We're all human! I kind of get it: Envy is not an easy emotion to feel and relationships that fail to meet our desires and exceptions can be a great source of pain. If I understand correctly, it's okay to say how we feel, in an honest way, but we're actually not suppose to try to make other people responsible for the way we feel and we're not suppose to take our emotions out on other people (punish them, act out passive-aggressively, manipulate them to try to get what we want, etc).
What if your values are just really different and your concepts about personal boundaries are really different? (Different people have different values and different comfort levels and expectations re: boundaries). What if it feel to you like the other person is trying to impose their values onto you and that it feels like to you that they are constantly trying to chip away at your boundaries and insert themselves into areas of your life where you don’t want them?

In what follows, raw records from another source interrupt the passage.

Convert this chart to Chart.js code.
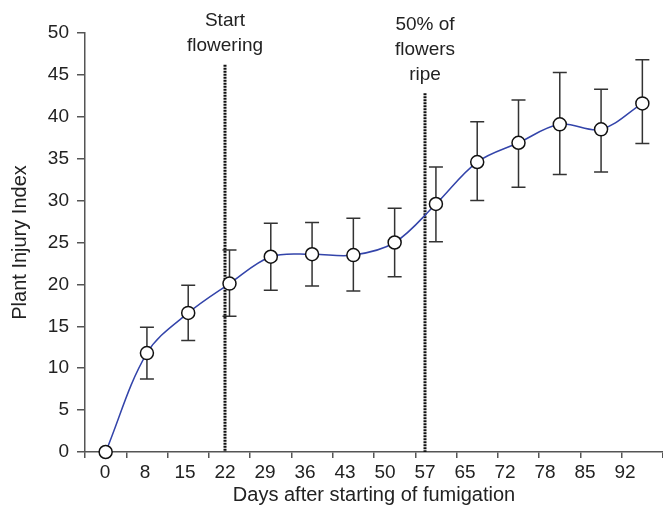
<!DOCTYPE html>
<html>
<head>
<meta charset="utf-8">
<script src="https://cdn.jsdelivr.net/npm/chart.js@4"></script>
<style>
  html, body { margin: 0; padding: 0; background: #fff; }
  #wrap { width: 663px; height: 517px; }
</style>
</head>
<body>
<div id="wrap"><canvas id="injuryChart" width="663" height="517"></canvas></div>
<script>
// Days after fumigation (tick labels)
const dayLabels = ['0', '8', '15', '22', '29', '36', '43', '50', '57', '65', '72', '78', '85', '92'];
// Mean plant injury index
const injury = [0, 11.8, 16.6, 20.1, 23.3, 23.6, 23.5, 25.0, 29.6, 34.6, 36.9, 39.1, 38.5, 41.6];
// Error bar ends
const errLow  = [0, 8.7, 13.3, 16.2, 19.3, 19.8, 19.2, 20.9, 25.1, 30.0, 31.6, 33.1, 33.4, 36.8];
const errHigh = [0, 14.9, 19.9, 24.1, 27.3, 27.4, 27.9, 29.1, 34.0, 39.4, 42.0, 45.3, 43.3, 46.8];

// Stage markers (vertical dotted lines)
const stageDays = ['22', '57'];
const stageTop = [46.2, 42.8];
const stageText = [['Start', 'flowering'], ['50% of', 'flowers', 'ripe']];

const FONT = "'Liberation Sans', Arial, sans-serif";
const AXIS = '#555';

// error bars drawn under the line and the circles
const errorBars = {
  id: 'errorBars',
  beforeDatasetsDraw(chart) {
    const { ctx, scales: { x, y } } = chart;
    ctx.save();
    ctx.strokeStyle = '#333';
    ctx.lineWidth = 1.5;
    injury.forEach((v, i) => {
      if (errLow[i] === errHigh[i]) return;
      const px = x.getPixelForValue(i);
      const top = y.getPixelForValue(errHigh[i]);
      const bot = y.getPixelForValue(errLow[i]);
      ctx.beginPath();
      ctx.moveTo(px, top); ctx.lineTo(px, bot);
      ctx.moveTo(px - 7, top); ctx.lineTo(px + 7, top);
      ctx.moveTo(px - 7, bot); ctx.lineTo(px + 7, bot);
      ctx.stroke();
    });
    ctx.restore();
  }
};

// dotted stage lines with their captions
const stageLines = {
  id: 'stageLines',
  beforeDatasetsDraw(chart) {
    const { ctx, scales: { x2, y } } = chart;
    ctx.save();
    stageDays.forEach((d, k) => {
      const px = x2.getPixelForValue(dayLabels.indexOf(d));
      const top = y.getPixelForValue(stageTop[k]);
      ctx.strokeStyle = '#111';
      ctx.lineWidth = 3;
      ctx.setLineDash([2, 1]);
      ctx.beginPath();
      ctx.moveTo(px, top);
      ctx.lineTo(px, y.getPixelForValue(0));
      ctx.stroke();
      ctx.setLineDash([]);
      ctx.fillStyle = '#222';
      ctx.font = '19px ' + FONT;
      ctx.textAlign = 'center';
      ctx.textBaseline = 'middle';
      const lines = stageText[k];
      lines.forEach((t, j) => {
        ctx.fillText(t, px, top - 19 - (lines.length - 1 - j) * 25);
      });
    });
    ctx.restore();
  }
};

new Chart(document.getElementById('injuryChart'), {
  type: 'line',
  data: {
    labels: dayLabels,
    datasets: [{
      data: injury,
      borderColor: '#3344aa',
      borderWidth: 1.5,
      tension: 0.35,
      pointRadius: 6.5,
      pointBackgroundColor: '#fff',
      pointBorderColor: '#111',
      pointBorderWidth: 1.5,
      clip: false
    }]
  },
  options: {
    responsive: false,
    animation: false,
    layout: { autoPadding: false, padding: { top: 33, right: 0, left: 0, bottom: 0 } },
    plugins: { legend: { display: false }, tooltip: { enabled: false } },
    scales: {
      x: {
        type: 'category',
        offset: true,
        weight: 0,
        grid: {
          offset: true,
          drawOnChartArea: false,
          tickLength: 6,
          lineWidth: 1.5,
          // no tick mark at the far right end of the axis
          color: c => (c.index === dayLabels.length ? 'rgba(0,0,0,0)' : AXIS)
        },
        border: { color: AXIS, width: 1.5 },
        ticks: { display: false },
        afterFit(s) { s.height = 6; s.paddingLeft = 0; s.paddingRight = 0; }
      },
      x2: {
        type: 'linear',
        position: 'bottom',
        weight: 1,
        min: -0.5,
        max: 13.95,
        grid: { display: false, drawTicks: false, tickLength: 0 },
        border: { display: false },
        afterBuildTicks(s) { s.ticks = dayLabels.map((_, i) => ({ value: i })); },
        ticks: {
          autoSkip: false,
          maxRotation: 0,
          padding: 3,
          color: '#222',
          font: { family: FONT, size: 19 },
          callback: v => dayLabels[v]
        },
        title: {
          display: true,
          text: 'Days after starting of fumigation',
          color: '#222',
          font: { family: FONT, size: 20 },
          padding: { top: 0, bottom: 10 }
        },
        afterFit(s) { s.height = 59; s.paddingLeft = 0; s.paddingRight = 0; }
      },
      y: {
        min: 0,
        max: 50,
        ticks: { stepSize: 5, padding: 8, color: '#222', font: { family: FONT, size: 19 } },
        grid: { drawOnChartArea: false, tickLength: 8, color: AXIS, lineWidth: 1.5 },
        border: { color: AXIS, width: 1.5 },
        title: {
          display: true,
          text: 'Plant Injury Index',
          color: '#222',
          font: { family: FONT, size: 20 },
          padding: { top: 8, bottom: 0 }
        },
        afterFit(s) { s.width = 85; }
      }
    }
  },
  plugins: [errorBars, stageLines]
});
</script>
</body>
</html>
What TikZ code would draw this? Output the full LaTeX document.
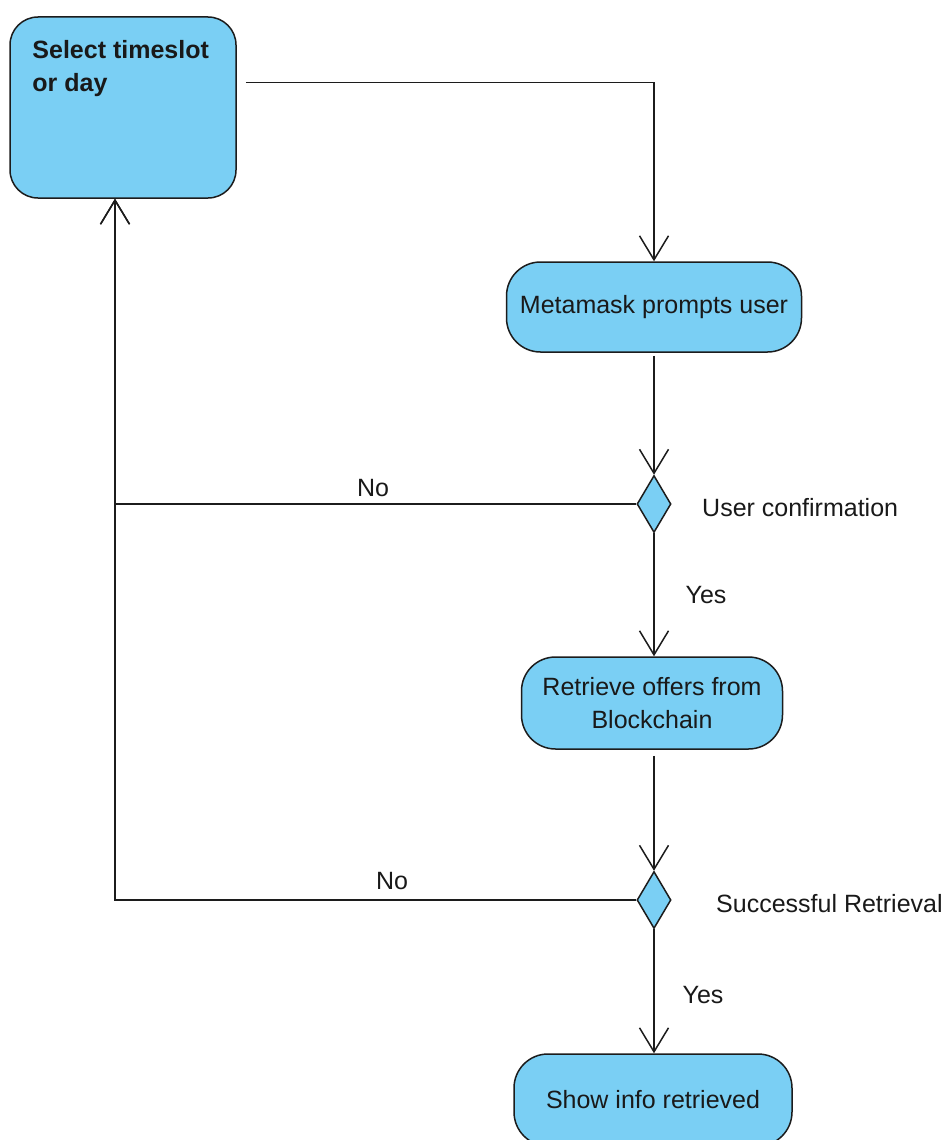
\documentclass[tikz,border=0pt]{standalone}
\usepackage{fontspec}
\setmainfont{Liberation Sans}
\usetikzlibrary{shapes.geometric,arrows.meta,calc}
\definecolor{actfill}{RGB}{122,207,244}
\definecolor{edge}{RGB}{28,28,28}

\begin{document}
\begin{tikzpicture}[x=1pt,y=1pt,
  every node/.style={font=\fontsize{25}{33}\selectfont, text=black!90},
  action/.style={draw=edge, line width=1.5pt, fill=actfill, rounded corners=34pt,
                 inner sep=0pt, align=center},
  decision/.style={diamond, draw=edge, line width=1.5pt, fill=actfill,
                   minimum width=34pt, minimum height=57pt, inner sep=0pt},
  flow/.style={draw=edge, line width=1.5pt,
               -{Straight Barb[length=24pt,width=29pt,line width=1.5pt]}},
  lbl/.style={inner sep=0pt}
]
\useasboundingbox (0,0) rectangle (947,-1140);

% activities
\node[action, minimum width=226pt, minimum height=181pt, rounded corners=28pt,
      label={[anchor=north west, inner sep=0pt, align=left, xshift=23pt, yshift=-24pt,
              font=\fontsize{25}{33}\selectfont\bfseries]north west:Select timeslot\\or day}]
      (select) at (123,-107.5) {};
\node[action, minimum width=295pt, minimum height=90pt] (meta) at (654,-307) {Metamask prompts user};
\node[decision] (d1) at (654,-504) {};
\node[action, minimum width=261pt, minimum height=92pt] (retr) at (652,-703) {Retrieve offers from\\Blockchain};
\node[decision] (d2) at (654,-900) {};
\node[action, minimum width=278pt, minimum height=92pt] (show) at (653,-1100) {Show info retrieved};

% guard and decision labels
\node[lbl, anchor=west] (q1) at (702,-508) {User confirmation};
\node[lbl, anchor=west] (q2) at (716,-904) {Successful Retrieval};
\node[lbl] (no1) at (373,-488) {No};
\node[lbl] (no2) at (392,-881) {No};
\node[lbl] (yes1) at (706,-595) {Yes};
\node[lbl] (yes2) at (703,-995) {Yes};

% control flow
\coordinate (back) at ($(select.south)+(-8,0)$);
\draw[flow, shorten <=9pt] ($(select.east)+(0,25)$) -| (meta.north);
\draw[flow, shorten <=3pt] (meta.south) -- (d1.north);
\draw[flow] (d1.south) -- (d1.south |- retr.north);
\draw[flow, shorten <=6pt] (d2.north |- retr.south) -- (d2.north);
\draw[flow] (d2.south) -- (d2.south |- show.north);
\draw[flow] (d1.west) -| (back);
\draw[flow] (d2.west) -| (back);
\end{tikzpicture}
\end{document}
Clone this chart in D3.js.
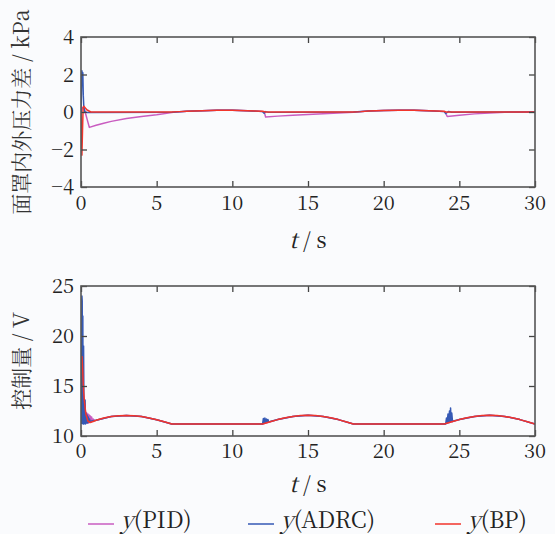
<!DOCTYPE html>
<html>
<head>
<meta charset="utf-8">
<script src="https://cdn.jsdelivr.net/npm/d3@7"></script>
</head>
<body style="margin:0">
<script>
// x ticks and y ticks
const xTicks = [0, 5, 10, 15, 20, 25, 30];
const pTicks = [-4, -2, 0, 2, 4];
const uTicks = [10, 15, 20, 25];

// top panel: pressure difference (kPa)
const tPidP  = [0, 0.08, 0.18, 0.55, 1, 1.5, 2, 3, 4, 5, 6.1, 7, 8, 9, 10, 11, 12.1, 12.2, 13, 14, 15, 16, 17, 18, 19, 20, 21, 22, 23, 24.05, 24.2, 25, 26, 27, 28, 29, 30];
const pPid   = [0, 0.2, 0.28, -0.82, -0.71, -0.6, -0.5, -0.35, -0.24, -0.15, -0.02, 0.04, 0.07, 0.09, 0.09, 0.07, 0.02, -0.27, -0.22, -0.17, -0.13, -0.09, -0.05, -0.01, 0.05, 0.08, 0.09, 0.09, 0.07, 0.02, -0.24, -0.17, -0.1, -0.05, -0.02, -0.01, 0];
const tAdrcP = [0, 0.06, 0.09, 0.12, 0.15, 0.19, 0.25, 0.4, 6, 7, 8, 9, 10, 11, 12, 12.1, 12.2, 12.4, 18, 19, 20, 21, 22, 23, 24, 24.1, 24.3, 24.5, 30];
const pAdrc  = [0, 2.2, 1.6, 2.1, 0.9, 0.2, 0, -0.02, -0.01, 0.04, 0.07, 0.09, 0.09, 0.07, 0.02, -0.06, 0.02, -0.02, 0, 0.05, 0.08, 0.09, 0.09, 0.07, 0.02, -0.08, 0.03, -0.01, 0];
const tBpP   = [0, 0.06, 0.1, 0.14, 0.2, 0.38, 0.65, 3, 6, 6.5, 7, 8, 9, 10, 11, 12, 12.2, 15, 18, 18.5, 19, 20, 21, 22, 23, 24, 24.1, 27, 30];
const pBp    = [0, -2.3, -1, 0.25, 0.3, 0.12, 0, 0, 0, 0.02, 0.04, 0.07, 0.09, 0.09, 0.07, 0.04, 0, 0, 0, 0.02, 0.05, 0.08, 0.09, 0.09, 0.07, 0.04, 0, 0, 0];

// bottom panel: control voltage (V)
const tBpU = [0.06, 0.1, 0.14, 0.18, 0.23, 0.32, 0.45, 0.6, 0.8, 1, 1.5, 2, 2.5, 3, 3.5, 4, 4.5, 5, 5.5, 6,
  12, 12.5, 13, 13.5, 14, 14.5, 15, 15.5, 16, 16.5, 17, 17.5, 18,
  24, 24.5, 25, 25.5, 26, 26.5, 27, 27.5, 28, 28.5, 29, 29.5, 30];
const uBp  = [18, 17, 15.5, 14.3, 13.4, 12.2, 11.5, 11.35, 11.45, 11.58, 11.8, 11.95, 12.03, 12.06, 12.03, 11.95, 11.8, 11.62, 11.42, 11.2,
  11.2, 11.43, 11.64, 11.82, 11.96, 12.05, 12.08, 12.05, 11.96, 11.82, 11.64, 11.43, 11.2,
  11.2, 11.43, 11.64, 11.82, 11.96, 12.05, 12.08, 12.05, 11.96, 11.82, 11.64, 11.43, 11.2];
const tPidU = [0.05, 0.3, 0.34, 0.38, 0.42, 0.46, 0.5, 0.54, 0.58, 0.62, 0.66, 0.7, 0.75, 0.8, 0.9, 1, 2, 3, 4, 5, 6, 12, 13, 14, 15, 16, 17, 18, 24, 25, 26, 27, 28, 29, 30];
const uPid  = [11.2, 12.4, 11.3, 12.3, 11.3, 12.2, 11.3, 12.1, 11.4, 12, 11.4, 11.9, 11.5, 11.7, 11.55, 11.58, 11.95, 12.06, 11.95, 11.62, 11.2, 11.2, 11.64, 11.96, 12.08, 11.96, 11.64, 11.2, 11.2, 11.64, 11.96, 12.08, 11.96, 11.64, 11.2];
const tAdrcU = [0.04, 0.06, 0.08, 0.1, 0.12, 0.14, 0.17, 0.2, 0.23, 0.27, 0.3, 0.33, 0.36, 0.4, 0.44, 0.48, 0.52, 0.56, 0.6, 0.7, 1, 2, 3, 4, 5, 6,
  12, 12.05, 12.1, 12.15, 12.2, 12.25, 12.3, 12.35, 12.4, 12.5, 13, 14, 15, 16, 17, 18,
  24.1, 24.15, 24.2, 24.25, 24.3, 24.35, 24.4, 24.42, 24.45, 24.5, 24.55, 24.6, 25, 26, 27, 28, 29, 30];
const uAdrc  = [11.2, 24, 23.5, 11.3, 22, 11.2, 19, 11.2, 11.3, 13.6, 11.2, 12.3, 11.3, 12.1, 11.3, 11.9, 11.4, 11.7, 11.45, 11.5, 11.58, 11.95, 12.06, 11.95, 11.62, 11.2,
  11.2, 11.75, 11.3, 11.8, 11.35, 11.7, 11.4, 11.65, 11.42, 11.45, 11.64, 11.96, 12.08, 11.96, 11.64, 11.2,
  11.2, 11.8, 11.3, 12.2, 11.35, 12.5, 11.4, 12.8, 11.5, 12.3, 11.45, 11.5, 11.64, 11.96, 12.08, 11.96, 11.64, 11.2];

const legendNames = ["PID", "ADRC", "BP"];
const colors = ["#c95cc0", "#3559b5", "#f2352b"];

const W = 555, H = 534;
const left = 81, right = 535;
// the serif CJK face renders reliably here and carries serif latin glyphs too
const serif = '"Noto Serif CJK SC"';
const cjk = '"Noto Serif CJK SC"';

const svg = d3.select("body").append("svg")
  .attr("width", W)
  .attr("height", H)
  .style("display", "block");

svg.append("rect").attr("width", W).attr("height", H).attr("fill", "#fafbfd");

const x = d3.scaleLinear().domain([0, 30]).range([left, right]);

function zip(ts, vs) {
  return ts.map((t, i) => [t, vs[i]]);
}

// plain text helper, font set inline on each element
function label(parent, px, py, size, str, anchor) {
  return parent.append("text")
    .attr("x", px).attr("y", py)
    .attr("font-size", size)
    .attr("text-anchor", anchor || "start")
    .attr("fill", "#222")
    .style("font-family", serif)
    .text(str);
}

function panel(top, bottom, domain, ticks, series, ylabel, tlabelY, xlabelY) {
  const y = d3.scaleLinear().domain(domain).range([bottom, top]);

  const line = d3.line().x(d => x(d[0])).y(d => y(d[1]));
  const clipId = "clip" + top;
  svg.append("clipPath").attr("id", clipId)
    .append("rect").attr("x", left).attr("y", top).attr("width", right - left).attr("height", bottom - top);

  series.forEach((s, i) => {
    svg.append("path")
      .attr("clip-path", "url(#" + clipId + ")")
      .attr("d", line(s))
      .attr("fill", "none")
      .attr("stroke", colors[i])
      .attr("stroke-width", 1.5)
      .attr("stroke-linejoin", "round");
  });

  // inward ticks on all four sides, no labels from the axis itself
  const g = svg.append("g");
  g.append("g").attr("transform", `translate(0,${bottom})`)
    .call(d3.axisBottom(x).tickValues(xTicks).tickSizeInner(-6).tickSizeOuter(0).tickFormat(""));
  g.append("g").attr("transform", `translate(0,${top})`)
    .call(d3.axisTop(x).tickValues(xTicks).tickSizeInner(-6).tickSizeOuter(0).tickFormat(""));
  g.append("g").attr("transform", `translate(${left},0)`)
    .call(d3.axisLeft(y).tickValues(ticks).tickSizeInner(-6).tickSizeOuter(0).tickFormat(""));
  g.append("g").attr("transform", `translate(${right},0)`)
    .call(d3.axisRight(y).tickValues(ticks).tickSizeInner(-6).tickSizeOuter(0).tickFormat(""));
  g.selectAll(".domain").remove();
  g.selectAll(".tick line").attr("stroke", "#444").attr("stroke-width", 1.3);

  // tick labels
  xTicks.forEach(v => label(svg, x(v), tlabelY, 20, String(v), "middle"));
  ticks.forEach(v => label(svg, left - 7, y(v) + 7, 20, v < 0 ? "\u2212" + Math.abs(v) : String(v), "end"));

  svg.append("rect")
    .attr("x", left).attr("y", top)
    .attr("width", right - left).attr("height", bottom - top)
    .attr("fill", "none").attr("stroke", "#555").attr("stroke-width", 1.6);

  // y label
  const yl = svg.append("text")
    .attr("transform", `translate(29,${(top + bottom) / 2}) rotate(-90)`)
    .attr("text-anchor", "middle")
    .attr("font-size", 21)
    .attr("fill", "#333")
    .style("font-family", cjk);
  const parts = ylabel.split(" / ");
  yl.append("tspan").text(parts[0]);
  yl.append("tspan").attr("font-size", 22).text(" / " + parts[1]);

  // x label
  const xl = svg.append("text")
    .attr("x", (left + right) / 2)
    .attr("y", xlabelY)
    .attr("text-anchor", "middle")
    .attr("font-size", 22)
    .attr("fill", "#222")
    .style("font-family", serif);
  xl.append("tspan").style("font-style", "italic").text("t");
  xl.append("tspan").text(" / s");
}

panel(37, 187, [-4, 4], pTicks,
  [zip(tPidP, pPid), zip(tAdrcP, pAdrc), zip(tBpP, pBp)],
  "面罩内外压力差 / kPa", 210, 248);

panel(286, 436, [10, 25], uTicks,
  [zip(tPidU, uPid), zip(tAdrcU, uAdrc), zip(tBpU, uBp)],
  "控制量 / V", 458, 492);

// legend
const legX = [88, 248, 435];
legendNames.forEach((name, i) => {
  svg.append("line")
    .attr("x1", legX[i]).attr("x2", legX[i] + 26)
    .attr("y1", 524).attr("y2", 524)
    .attr("stroke", colors[i]).attr("stroke-width", 1.5);
  const t = label(svg, legX[i] + 33, 528, 23, "");
  t.append("tspan").style("font-style", "italic").text("y");
  t.append("tspan").text("(" + name + ")");
});
</script>
</body>
</html>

What if it feels like the balance re: about them and to their benefit vs about you and your benefit seems "off"?
I still feel like if those sorts of things are going on in the relationship, that maybe the relationship needs to end, but then What about labels?
I feel like it's wrong to label - the say "I think you are a _____” or to tell or imply to other people that you both know that you think that that person is a_____ . But what If the label help you to conceptualize the situation and give you a framework for understanding it? Is that bad? Is going “no contact” bad, unless you know 100% that the person is a Narcissists, or is a toxic relationship enough of a reason? If you end the relationship/go no contact, do you owe them an explanation as to why? It is okay to find support where you can, even in online communities re: survivors of Narcissistic abuse?
It is reasonable to hold out hope that that person will be able to find people to have healthy, non-toxic relationships with? (That seems preferable than thinking that you just release a bad penny back into circulations for some other poor person to get stuck with).
(And just to complicate things: what if what you suspect is like on the less severe end of the spectrum and also more of the “covert” variety than the “classic/overt”?).